YOUR OBJECTIVE - Locate every line in the records below that holds the word "chart" and return each one.

BEGIN EXTRACTED RECORDS

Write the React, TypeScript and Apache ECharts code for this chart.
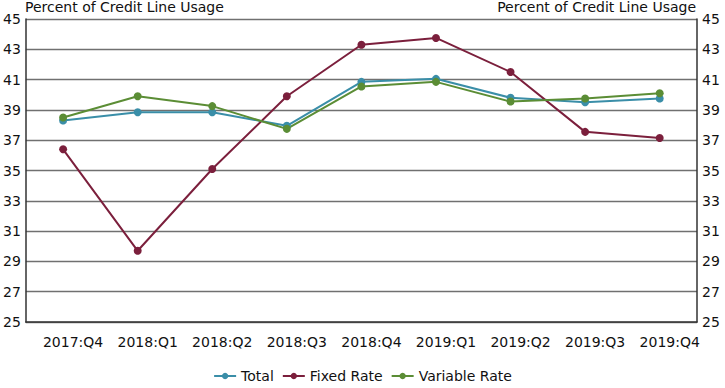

END EXTRACTED RECORDS
BEGIN EXTRACTED RECORDS

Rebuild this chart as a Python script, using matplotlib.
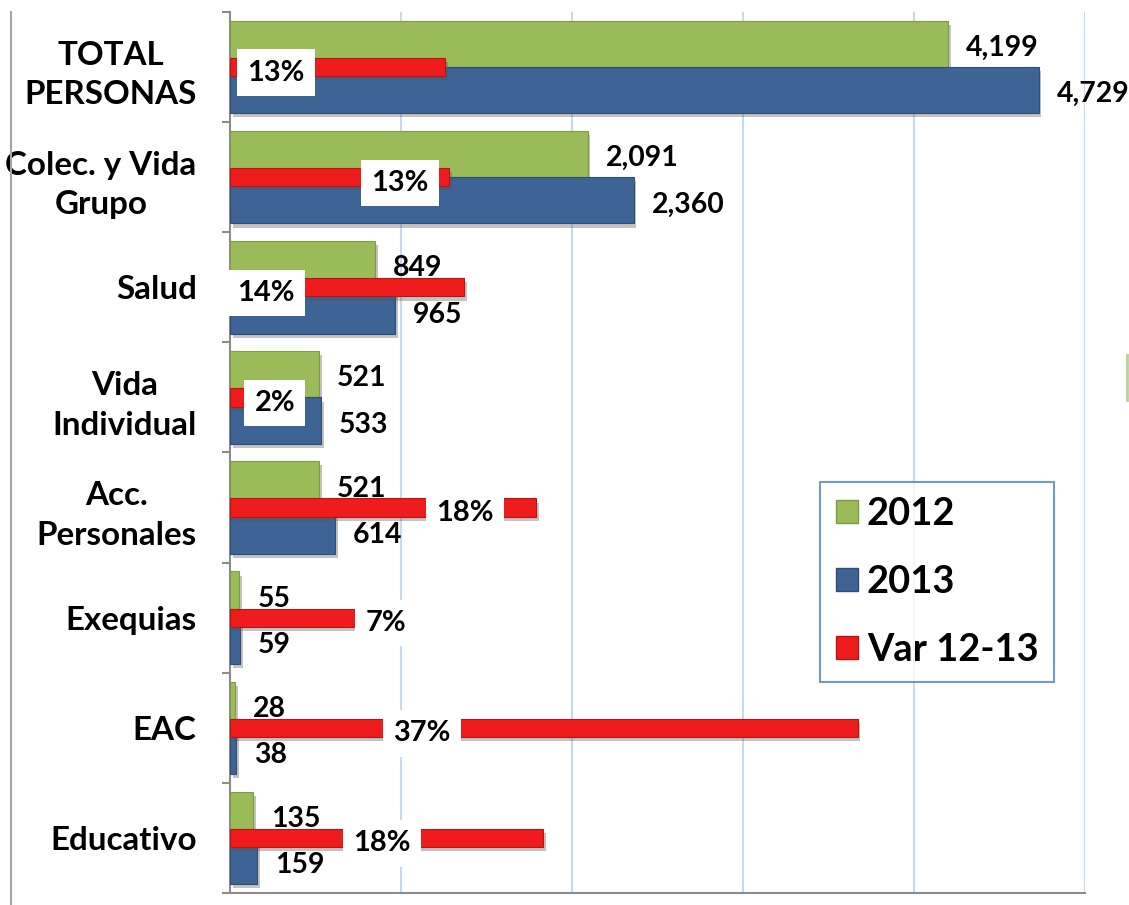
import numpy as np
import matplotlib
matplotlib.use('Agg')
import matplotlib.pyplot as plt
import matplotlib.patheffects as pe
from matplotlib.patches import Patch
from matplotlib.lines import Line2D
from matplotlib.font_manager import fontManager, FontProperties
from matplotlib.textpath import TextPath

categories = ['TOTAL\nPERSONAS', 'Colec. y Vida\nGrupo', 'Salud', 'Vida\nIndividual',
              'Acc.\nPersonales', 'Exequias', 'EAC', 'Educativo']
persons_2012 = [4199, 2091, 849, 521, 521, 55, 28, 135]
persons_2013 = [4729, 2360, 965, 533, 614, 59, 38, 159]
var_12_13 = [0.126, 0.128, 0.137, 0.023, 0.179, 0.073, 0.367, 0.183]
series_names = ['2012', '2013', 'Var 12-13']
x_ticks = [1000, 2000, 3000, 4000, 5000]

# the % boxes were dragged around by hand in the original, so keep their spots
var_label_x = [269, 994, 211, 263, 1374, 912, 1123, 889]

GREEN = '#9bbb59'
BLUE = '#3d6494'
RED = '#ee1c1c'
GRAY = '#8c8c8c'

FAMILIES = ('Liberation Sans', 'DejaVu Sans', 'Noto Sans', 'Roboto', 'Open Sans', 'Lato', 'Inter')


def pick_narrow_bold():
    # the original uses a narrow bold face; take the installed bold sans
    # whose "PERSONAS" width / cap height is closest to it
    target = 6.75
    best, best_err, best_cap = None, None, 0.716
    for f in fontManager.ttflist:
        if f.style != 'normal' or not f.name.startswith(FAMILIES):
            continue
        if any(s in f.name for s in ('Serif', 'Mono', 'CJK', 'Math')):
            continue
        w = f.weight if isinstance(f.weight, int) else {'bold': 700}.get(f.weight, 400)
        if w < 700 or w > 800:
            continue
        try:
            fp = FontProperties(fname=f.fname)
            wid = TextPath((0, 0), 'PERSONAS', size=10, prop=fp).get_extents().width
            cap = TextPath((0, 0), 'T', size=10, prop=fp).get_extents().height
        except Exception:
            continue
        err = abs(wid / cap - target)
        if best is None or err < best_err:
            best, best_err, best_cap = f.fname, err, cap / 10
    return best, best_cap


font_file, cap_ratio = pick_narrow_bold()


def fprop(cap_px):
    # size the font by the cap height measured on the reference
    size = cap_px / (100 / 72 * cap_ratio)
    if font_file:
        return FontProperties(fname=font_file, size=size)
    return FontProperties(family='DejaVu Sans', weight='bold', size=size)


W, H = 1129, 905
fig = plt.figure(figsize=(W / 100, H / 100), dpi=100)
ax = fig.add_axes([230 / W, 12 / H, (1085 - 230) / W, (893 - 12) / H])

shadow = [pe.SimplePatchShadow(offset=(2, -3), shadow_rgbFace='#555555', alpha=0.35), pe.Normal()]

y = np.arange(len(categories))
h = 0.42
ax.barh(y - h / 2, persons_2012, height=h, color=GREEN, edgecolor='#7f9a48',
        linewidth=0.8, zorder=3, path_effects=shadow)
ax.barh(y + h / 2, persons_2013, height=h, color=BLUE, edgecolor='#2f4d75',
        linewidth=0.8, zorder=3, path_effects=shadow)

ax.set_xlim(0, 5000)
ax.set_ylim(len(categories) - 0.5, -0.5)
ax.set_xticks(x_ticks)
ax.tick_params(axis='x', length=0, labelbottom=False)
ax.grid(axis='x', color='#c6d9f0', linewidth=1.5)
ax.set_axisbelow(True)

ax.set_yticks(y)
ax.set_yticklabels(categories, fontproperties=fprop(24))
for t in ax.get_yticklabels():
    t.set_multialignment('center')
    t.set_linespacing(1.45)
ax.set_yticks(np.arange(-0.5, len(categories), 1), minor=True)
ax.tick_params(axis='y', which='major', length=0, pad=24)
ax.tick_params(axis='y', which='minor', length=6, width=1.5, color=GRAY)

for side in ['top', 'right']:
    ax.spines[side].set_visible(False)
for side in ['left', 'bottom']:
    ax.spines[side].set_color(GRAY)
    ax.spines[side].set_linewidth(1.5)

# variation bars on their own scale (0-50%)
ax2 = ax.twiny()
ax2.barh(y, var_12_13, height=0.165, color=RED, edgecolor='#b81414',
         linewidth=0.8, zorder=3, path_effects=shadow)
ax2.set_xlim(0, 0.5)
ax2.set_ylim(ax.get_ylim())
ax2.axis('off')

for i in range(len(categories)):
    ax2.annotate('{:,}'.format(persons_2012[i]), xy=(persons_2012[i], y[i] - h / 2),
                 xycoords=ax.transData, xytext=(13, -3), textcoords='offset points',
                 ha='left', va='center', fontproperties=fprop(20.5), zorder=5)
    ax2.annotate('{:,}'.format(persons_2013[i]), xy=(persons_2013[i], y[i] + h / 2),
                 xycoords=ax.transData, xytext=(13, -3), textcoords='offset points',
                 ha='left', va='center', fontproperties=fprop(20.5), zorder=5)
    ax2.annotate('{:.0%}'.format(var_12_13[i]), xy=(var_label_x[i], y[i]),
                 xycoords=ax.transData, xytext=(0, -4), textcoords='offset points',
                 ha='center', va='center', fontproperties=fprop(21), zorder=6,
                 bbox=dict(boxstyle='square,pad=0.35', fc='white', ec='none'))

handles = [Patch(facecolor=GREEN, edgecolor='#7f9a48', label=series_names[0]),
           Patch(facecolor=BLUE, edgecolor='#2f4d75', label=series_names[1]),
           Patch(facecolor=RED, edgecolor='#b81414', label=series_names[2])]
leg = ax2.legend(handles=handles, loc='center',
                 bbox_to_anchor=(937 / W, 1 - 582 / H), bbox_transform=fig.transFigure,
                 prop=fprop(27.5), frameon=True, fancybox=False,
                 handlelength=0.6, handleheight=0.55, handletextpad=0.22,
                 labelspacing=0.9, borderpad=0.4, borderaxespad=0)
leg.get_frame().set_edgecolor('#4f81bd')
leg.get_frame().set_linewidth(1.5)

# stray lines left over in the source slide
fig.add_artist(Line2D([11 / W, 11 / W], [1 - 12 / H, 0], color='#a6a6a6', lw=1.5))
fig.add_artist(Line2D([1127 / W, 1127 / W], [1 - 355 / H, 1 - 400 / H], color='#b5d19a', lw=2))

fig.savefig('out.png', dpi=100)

END EXTRACTED RECORDS

SOLUTION FOR THIS PROBLEM -
Write the React, TypeScript and Apache ECharts code for this chart.
Rebuild this chart as a Python script, using matplotlib.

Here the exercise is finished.